Miller, D. (1990)Ground reaction forces in distance running. In: Cavanaugh, P. R.(Ed.), Biomechanics of Distance Running. Human Kinetics Books: Champaign, IL, pp. 203-224.
村上秀孝・野口蒸冶・宮本義明(1997)一般市民ランナーにおける下肢のランニング障害―佐伯番匠健康マラソン大会におけるアンケート調査より―.整形外科と災害外科,46(4):pp.1214-1216.
日本臨床スポーツ医学会学術委員会編(2003)ランニング障害.文光堂:東京.
オコナー・ワイルダー編:福林徹・渡邊好博監訳(2013):ランニング医学大事典 評価・診断・治療・予防・リハビリテーション.西村書店:東京.
白木仁・田淵健一・児玉啓路・宮川俊平・上牧裕・天貝均(1983):陸上競技におけるスポーツ障害の特徴(陸上競技種目別にみたスポーツ障害).体力科學,32(6),502.
Stephen, D. W. , L. E. Hart. , John, M. M. and John, R. S. (1989)The Ontario cohort study of running-related injuries. Arch Intern Med. , 149(11): pp. 2561-2564.
樽本つぐみ・梶原洋子・木村一彦・小野伸一郎(2000)一般市民男子ランナーにおける障害の実態~第10回加古川ハーフマラソン大会の実態調査から~.真理と科学,7:pp.273-283.
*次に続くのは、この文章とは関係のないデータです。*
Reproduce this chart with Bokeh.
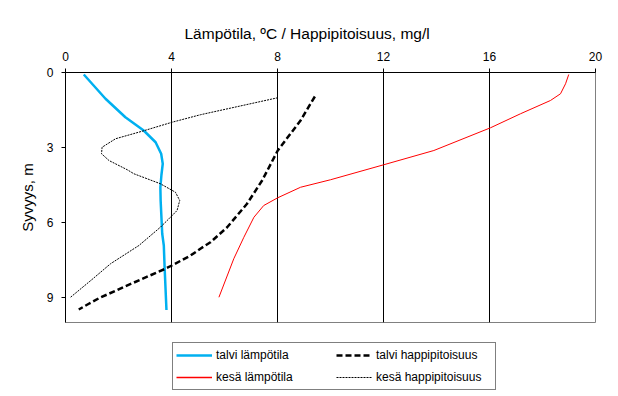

Willen, V. M. (1992)Running injuries, A review of the epidemiological literature. Sports Medicine, 14(5): pp. 320-335.
山下文治・山際哲夫(1990)衝撃と下肢関節の障害.バイオメカニズム学会誌,14(2):pp.100-106.
横江清司(1988)ランニング障害の臨床的研究.体力科學,37(6):736.